I often start my sharpening of previously sharpened knives using this "natural" state. I use the coarse grader or truing jig when I an changing the angle or removing damaged areas.
Sharpen the knife blade
Hone edge until perfection
Cut with joy and ease

Ken S

Brad,

CB is correct; you are asking a very good question. The original Tormek grinding wheels were natural stone mined on a Swedish island. They are finer grit than today's manmade aluminum oxide SG grinding wheels. For a while, one could choose between the finer grit natural stones and the faster cutting manmade stones. Tormek's solution for this was to introduce the stone grader, which made the SG perform like a finer grit stone when desired. This practical method actually works well. Introducing the graded fine step between the graded coarse step and the leather honing wheel will produce  more polished edges with smaller scratches. It accomplishes this with minimal wear to the grinding wheel, a moderate amount of time, and without the expense of purchasing a second grinding wheel and either purchasing a second Tormek or redesigning the Tormek to work with two grinding wheels.

Frankly, I look at Tormek's grit numbers as approximate guidelines rather than hard numbers. I have no problem with this; they are useful guidelines. I only achieve full coarseness with the SG immediately after using the truing tool. This coarseness is short lived. If I want a coarse grind, I will use the 360 grit diamond wheel. The "220" grit SG dressed coarse is no match for the "360" grit diamond wheel. These are field observations; I suspect that the diamond cutting surfaces are sharper and harder.

I ran a test with the SG and the fine side side of the stone grader. With a longer time than the recommended twenty to thirty seconds, the surface of the grinding wheel felt smoother.
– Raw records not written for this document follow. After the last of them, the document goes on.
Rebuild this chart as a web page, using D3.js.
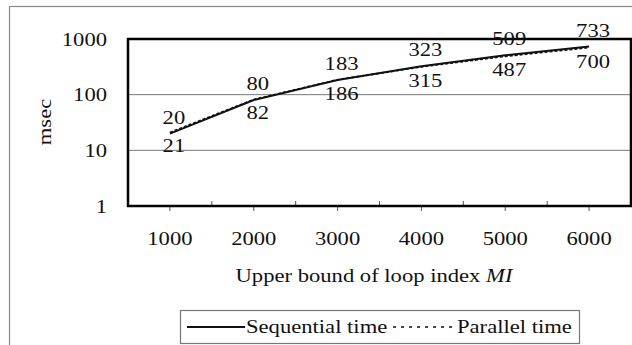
<!DOCTYPE html>
<html>
<head>
<meta charset="utf-8">
<style>
  body { margin: 0; background: #fff; }
  svg { display: block; }
  svg text { font-family: "Times New Roman", "Liberation Serif", "DejaVu Serif", serif; fill: #111; }
  .axis .domain { display: none; }
</style>
</head>
<body>
<div id="container"></div>
<script src="https://cdnjs.cloudflare.com/ajax/libs/d3/7.8.5/d3.min.js"></script>
<script>
var categories = [1000, 2000, 3000, 4000, 5000, 6000];
var sequential = [20, 80, 183, 323, 509, 733];
var parallel = [21, 82, 186, 315, 487, 700];
var yTicks = [1, 10, 100, 1000];
var seriesNames = ["Sequential time", "Parallel time"];

var W = 632, H = 345;
var margin = {top: 39, right: 1, bottom: 139, left: 128};
var width = W - margin.left - margin.right,
    height = H - margin.top - margin.bottom;
var fs = 19.5, sx = 1.16;

// the scanned chart's type is a bit wide: stretch text horizontally round its anchor
function stretch(sel) {
  sel.each(function() {
    var t = d3.select(this), ax = +(t.attr("x") || 0);
    t.attr("transform", "translate(" + ax + ",0) scale(" + sx + ",1) translate(" + (-ax) + ",0)");
  });
}

var svg = d3.select("#container").append("svg")
    .attr("width", W).attr("height", H);

// outer frame
svg.append("rect")
    .attr("x", 9.5).attr("y", 6.5)
    .attr("width", 640).attr("height", 360)
    .attr("fill", "none").attr("stroke", "#8a8a8a").attr("stroke-width", 1.2);

var g = svg.append("g").attr("transform", "translate(" + margin.left + "," + margin.top + ")");

var x = d3.scaleBand().domain(categories).range([0, width]);
var y = d3.scaleLog().domain([1, 1000]).range([height, 0]);
var cx = function(d) { return x(d) + x.bandwidth() / 2; };

// gridlines
g.append("g").selectAll("line")
    .data(yTicks.slice(1, 3))
    .enter().append("line")
    .attr("x1", 0).attr("x2", width)
    .attr("y1", function(d) { return y(d); }).attr("y2", function(d) { return y(d); })
    .attr("stroke", "#777").attr("stroke-width", 1);

// y axis labels
g.append("g")
    .attr("class", "axis")
    .attr("transform", "translate(-8,0)")
    .call(d3.axisLeft(y).tickValues(yTicks).tickFormat(d3.format("d")).tickSize(0).tickPadding(13))
    .call(function(a) { a.selectAll("text").attr("font-size", fs).call(stretch); });

// x axis: tick marks at centres (outward) and band boundaries (inward)
g.append("g")
    .attr("class", "axis")
    .attr("transform", "translate(0," + height + ")")
    .call(d3.axisBottom(x).tickSize(5).tickPadding(20))
    .call(function(a) {
      a.selectAll("text").attr("font-size", fs).call(stretch);
      a.selectAll(".tick line").attr("stroke", "#555");
    });

g.append("g").selectAll("line")
    .data(categories.slice(1))
    .enter().append("line")
    .attr("x1", function(d) { return x(d); }).attr("x2", function(d) { return x(d); })
    .attr("y1", height).attr("y2", height - 5)
    .attr("stroke", "#555");

// lines
var line = d3.line()
    .x(function(d, i) { return cx(categories[i]); })
    .y(function(d) { return y(d); });

g.append("path")
    .datum(parallel)
    .attr("d", line)
    .attr("fill", "none").attr("stroke", "#111").attr("stroke-width", 1.6)
    .attr("stroke-dasharray", "3,2");

g.append("path")
    .datum(sequential)
    .attr("d", line)
    .attr("fill", "none").attr("stroke", "#111").attr("stroke-width", 2);

// plot border
g.append("rect")
    .attr("x", 0).attr("y", 0).attr("width", width).attr("height", height)
    .attr("fill", "none").attr("stroke", "#000").attr("stroke-width", 2.5);

// data labels
g.append("g").selectAll("text")
    .data(sequential)
    .enter().append("text")
    .attr("x", function(d, i) { return cx(categories[i]) + 4; })
    .attr("y", function(d) { return y(d) - 10; })
    .attr("text-anchor", "middle")
    .attr("font-size", fs)
    .text(function(d) { return d; })
    .call(stretch);

g.append("g").selectAll("text")
    .data(parallel)
    .enter().append("text")
    .attr("x", function(d, i) { return cx(categories[i]) + 4; })
    .attr("y", function(d) { return y(d) + 20; })
    .attr("text-anchor", "middle")
    .attr("font-size", fs)
    .text(function(d) { return d; })
    .call(stretch);

// y axis title
svg.append("text")
    .attr("transform", "translate(51,122) rotate(-90) scale(" + sx + ",1)")
    .attr("text-anchor", "middle")
    .attr("font-size", fs)
    .text("msec");

// x axis title
var xt = svg.append("text")
    .attr("x", 374).attr("y", 282)
    .attr("text-anchor", "middle")
    .attr("font-size", fs);
xt.append("tspan").text("Upper bound of loop index ");
xt.append("tspan").attr("font-style", "italic").text("MI");
xt.call(stretch);

// legend
var legend = svg.append("g").attr("transform", "translate(180,310)");
legend.append("rect")
    .attr("x", 0.5).attr("y", 0.5).attr("width", 399).attr("height", 33)
    .attr("fill", "#fff").attr("stroke", "#777").attr("stroke-width", 1.2);
legend.append("line")
    .attr("x1", 7).attr("x2", 65).attr("y1", 17).attr("y2", 17)
    .attr("stroke", "#111").attr("stroke-width", 2);
legend.append("text")
    .attr("x", 66).attr("y", 23)
    .attr("font-size", fs)
    .text(seriesNames[0])
    .call(stretch);
legend.append("line")
    .attr("x1", 213).attr("x2", 273).attr("y1", 17).attr("y2", 17)
    .attr("stroke", "#111").attr("stroke-width", 1.6).attr("stroke-dasharray", "3,5");
legend.append("text")
    .attr("x", 277).attr("y", 23)
    .attr("font-size", fs)
    .text(seriesNames[1])
    .call(stretch);
</script>
</body>
</html>
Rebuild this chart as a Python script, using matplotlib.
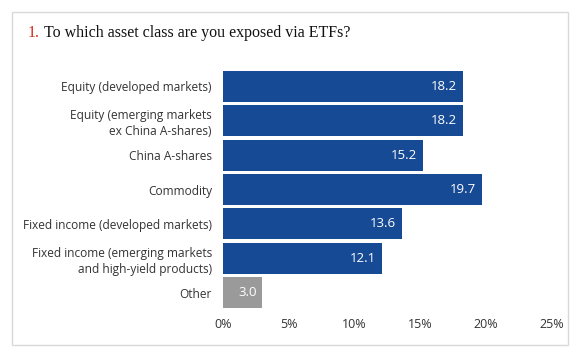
import matplotlib.pyplot as plt
from matplotlib.patches import Rectangle

categories = ["Equity (developed markets)",
              "Equity (emerging markets\nex China A-shares)",
              "China A-shares",
              "Commodity",
              "Fixed income (developed markets)",
              "Fixed income (emerging markets\nand high-yield products)",
              "Other"]
values = [18.2, 18.2, 15.2, 19.7, 13.6, 12.1, 3.0]
tick_vals = [0, 5, 10, 15, 20, 25]

blue = "#174a95"
grey = "#9a9a9a"
colors = [blue] * 6 + [grey]

plt.rcParams['font.family'] = ['Open Sans', 'DejaVu Sans']

fig = plt.figure(figsize=(5.8, 3.58), dpi=100)
fig.patches.append(Rectangle((12 / 580, 1 - 345 / 358), 556 / 580, 333 / 358,
                             transform=fig.transFigure, fill=False,
                             edgecolor="#d9d9d9", linewidth=1))

ax = fig.add_axes([223 / 580, 1 - 310 / 358, 329 / 580, 241 / 358])
y = list(range(len(values)))
ax.barh(y, values, height=0.9, color=colors)
ax.set_ylim(len(values) - 0.5, -0.5)
ax.set_xlim(0, 25)

for yi, v in zip(y, values):
    ax.text(v - 0.45, yi, "%.1f" % v, color="white", va="center", ha="right",
            fontsize=9.5)

ax.set_yticks(y)
ax.set_yticklabels(categories, fontsize=8.6, color="#333333", linespacing=1.3)
ax.set_xticks(tick_vals)
ax.set_xticklabels(["%d%%" % t for t in tick_vals], fontsize=9, color="#333333")
ax.tick_params(length=0, pad=6)
ax.tick_params(axis='y', pad=8)
for s in ax.spines.values():
    s.set_visible(False)
ax.axhline(len(values) - 0.5, color="#eeeeee", linewidth=0.8, zorder=0)

fig.text(28 / 580, 1 - 33 / 358, "1.", color="#d62a1e", fontsize=11.5,
         family="Liberation Serif", va="center")
fig.text(44 / 580, 1 - 33 / 358, "To which asset class are you exposed via ETFs?",
         color="#111111", fontsize=11.5, family="Liberation Serif", va="center")

fig.savefig("out.png")
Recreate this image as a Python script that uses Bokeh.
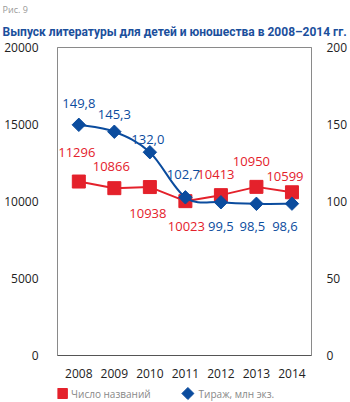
import math
from bokeh.plotting import figure
from bokeh.layouts import column
from bokeh.models import ColumnDataSource, Range1d, LinearAxis, Title, FixedTicker
from bokeh.core.properties import value
from bokeh.embed import file_html
from bokeh.resources import INLINE

years = ["2008", "2009", "2010", "2011", "2012", "2013", "2014"]
titles = [11296, 10866, 10938, 10023, 10413, 10950, 10599]
circulation = [149.8, 145.3, 132.0, 102.7, 99.5, 98.5, 98.6]
left_ticks = [0, 5000, 10000, 15000, 20000]
right_ticks = [0, 50, 100, 150, 200]
series_names = ["Число названий", "Тираж, млн экз."]

RED = "#e4212b"
BLUE = "#0b4c9e"
FONT = "Open Sans"

# label placement (screen px, positive down)
red_dx = [-2, -3, -2, 1, -5, -5, -7]
red_dy = [-29, -22, 26, 25, -21, -25, -16]
blue_dx = [0, 0, -2, -2, 0, -4, -7]
blue_dy = [-21, -17, -13, -23, 24, 23, 23]

xs = list(range(len(years)))

p = figure(width=350, height=380, output_backend="svg", toolbar_location=None,
           x_range=Range1d(-0.6, 6.55), y_range=Range1d(0, 20000),
           min_border_left=57, min_border_right=32, min_border_top=47, min_border_bottom=23)
p.extra_y_ranges = {"right": Range1d(0, 200)}
p.background_fill_color = "white"
p.border_fill_color = "white"
p.outline_line_color = "#8a8a8a"
p.outline_line_width = 1
p.grid.visible = False

# titles
p.title.text = "Рис. 9"
p.title.text_font = FONT
p.title.text_font_size = "9px"
p.title.text_font_style = "normal"
p.title.text_color = "#999999"
p.title.align = "left"
p.title.vertical_align = "top"
p.title.offset = -55
p.title.standoff = 0
p.add_layout(Title(text="Выпуск литературы для детей и юношества в 2008–2014 гг.",
                   text_font="Roboto", text_font_size="12px",
                   text_font_style="bold", text_color="#1b4f9c",
                   align="left", vertical_align="top", offset=-55, standoff=14), "above")

# axes
p.xaxis.ticker = FixedTicker(ticks=xs)
p.xaxis.major_label_overrides = {i: y for i, y in enumerate(years)}
p.yaxis.ticker = FixedTicker(ticks=left_ticks)
for ax in [p.xaxis[0], p.yaxis[0]]:
    ax.axis_line_color = "#8a8a8a"
    ax.major_tick_line_color = None
    ax.minor_tick_line_color = None
    ax.major_label_text_font = FONT
    ax.major_label_text_font_size = "12px"
    ax.major_label_text_color = "#222222"
p.xaxis.major_label_standoff = 7
p.yaxis.major_label_standoff = 13
p.xaxis.axis_line_color = "#555555"

rax = LinearAxis(y_range_name="right", ticker=FixedTicker(ticks=right_ticks))
rax.axis_line_color = "#8a8a8a"
rax.major_tick_line_color = None
rax.minor_tick_line_color = None
rax.major_label_text_font = FONT
rax.major_label_text_font_size = "12px"
rax.major_label_text_color = "#222222"
rax.major_label_standoff = 9
p.add_layout(rax, "right")

# blue smoothed line (Catmull-Rom through data points)
pts = [(x, v) for x, v in zip(xs, circulation)]
x0s, y0s, x1s, y1s, cx0, cy0, cx1, cy1 = [], [], [], [], [], [], [], []
n = len(pts)
for i in range(n - 1):
    P0 = pts[max(i - 1, 0)]
    P1 = pts[i]
    P2 = pts[i + 1]
    P3 = pts[min(i + 2, n - 1)]
    x0s.append(P1[0]); y0s.append(P1[1])
    x1s.append(P2[0]); y1s.append(P2[1])
    cx0.append(P1[0] + (P2[0] - P0[0]) / 6); cy0.append(P1[1] + (P2[1] - P0[1]) / 6)
    cx1.append(P2[0] - (P3[0] - P1[0]) / 6); cy1.append(P2[1] - (P3[1] - P1[1]) / 6)

# red line
p.line(xs, titles, line_color=RED, line_width=2)
p.scatter(xs, titles, marker="square", size=13, fill_color=RED, line_color=RED)

p.bezier(x0=x0s, y0=y0s, x1=x1s, y1=y1s, cx0=cx0, cy0=cy0, cx1=cx1, cy1=cy1,
         line_color=BLUE, line_width=2, y_range_name="right")
p.scatter(xs, circulation, marker="square", angle=math.pi / 4, size=9.5,
          fill_color=BLUE, line_color=BLUE, y_range_name="right")

# value labels
red_src = ColumnDataSource(dict(x=xs, y=titles, t=[str(v) for v in titles],
                                dx=red_dx, dy=red_dy))
p.text(x="x", y="y", text="t", x_offset="dx", y_offset="dy", source=red_src,
       text_font=value(FONT), text_font_size="13px", text_color=RED,
       text_align="center", text_baseline="middle")
blue_src = ColumnDataSource(dict(x=xs, y=circulation,
                                 t=[f"{v:.1f}".replace(".", ",") for v in circulation],
                                 dx=blue_dx, dy=blue_dy))
p.text(x="x", y="y", text="t", x_offset="dx", y_offset="dy", source=blue_src,
       y_range_name="right",
       text_font=value(FONT), text_font_size="13px", text_color=BLUE,
       text_align="center", text_baseline="middle")

# legend strip (its frame is aligned with the main frame; x in canvas px)
lg = figure(width=350, height=22, output_backend="svg", toolbar_location=None,
            x_range=Range1d(57, 318), y_range=Range1d(0, 22),
            min_border_left=57, min_border_right=32,
            min_border_top=0, min_border_bottom=0)
lg.axis.visible = False
lg.grid.visible = False
lg.outline_line_color = None
lg.border_fill_color = "white"
lg.scatter([62], [9], marker="square", size=10, fill_color=RED, line_color=RED)
lg.scatter([191], [9], marker="square", angle=math.pi / 4, size=8.5,
           fill_color=BLUE, line_color=BLUE)
lg.text(x=[71, 202], y=[9, 9], text=series_names, text_font=value(FONT),
        text_font_size="10px", text_color="#888888", text_baseline="middle")

open("out.html", "w").write(file_html(column(p, lg, spacing=0), INLINE))
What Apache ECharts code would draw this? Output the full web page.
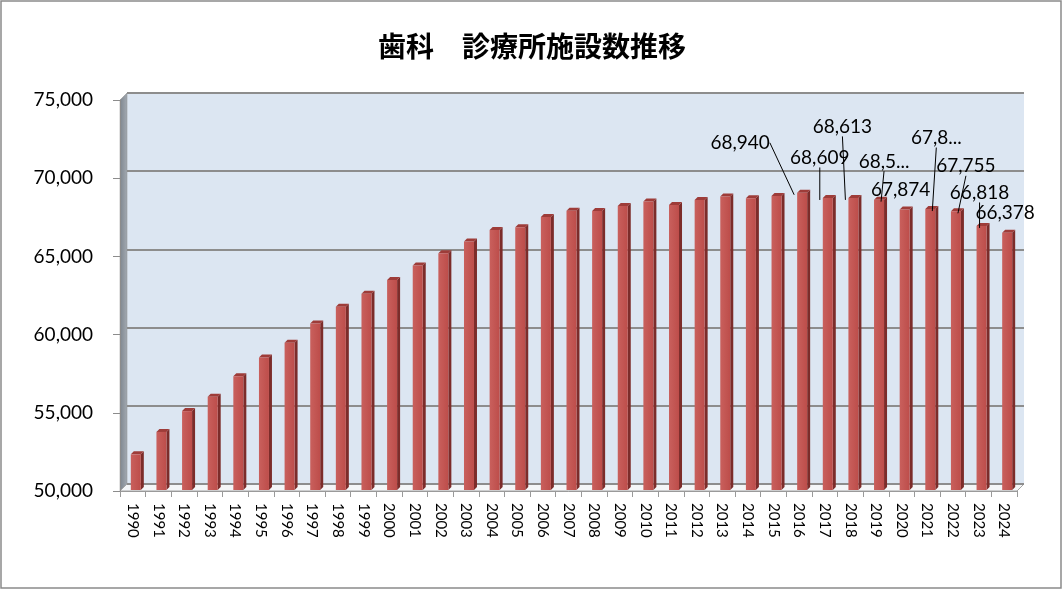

The stone grader is capable of producing middle grits, not just 220 and 1000. I call it analog rather than digital.

My mentor uses the "natural state" of the wheel for very good reasons. For many years, he worked the farmers market circuit, sharpening over a hundred knives, scissors and garden tools on a very busy Saturday morning. As an efficiency expedient, he set the initial bevel with the natural state Tormek wheel, and then did the finer grinding and then honing using higher speed paper wheels.

I asked him if he could do the entire process with just a Tormek. He said yes, but that it would take longer. For most of us, me included, that time constraint would not be a problem. I like the cost efficiency of being able to sharpen knives with one Tormek and one grinding wheel.

The choice of grinding wheel and grits is always a balancing act. Diamond and CBN wheels offer greater longevity and constant diameter with no need for truing and dressing. They are also single grit and cannot be trued if the wheel goes out of true. Conventional grinding wheels wear down with use, but can be trued more accurately. They can be used with a variety of grits with the stone grader.

Skilled sharpeners use both techniques.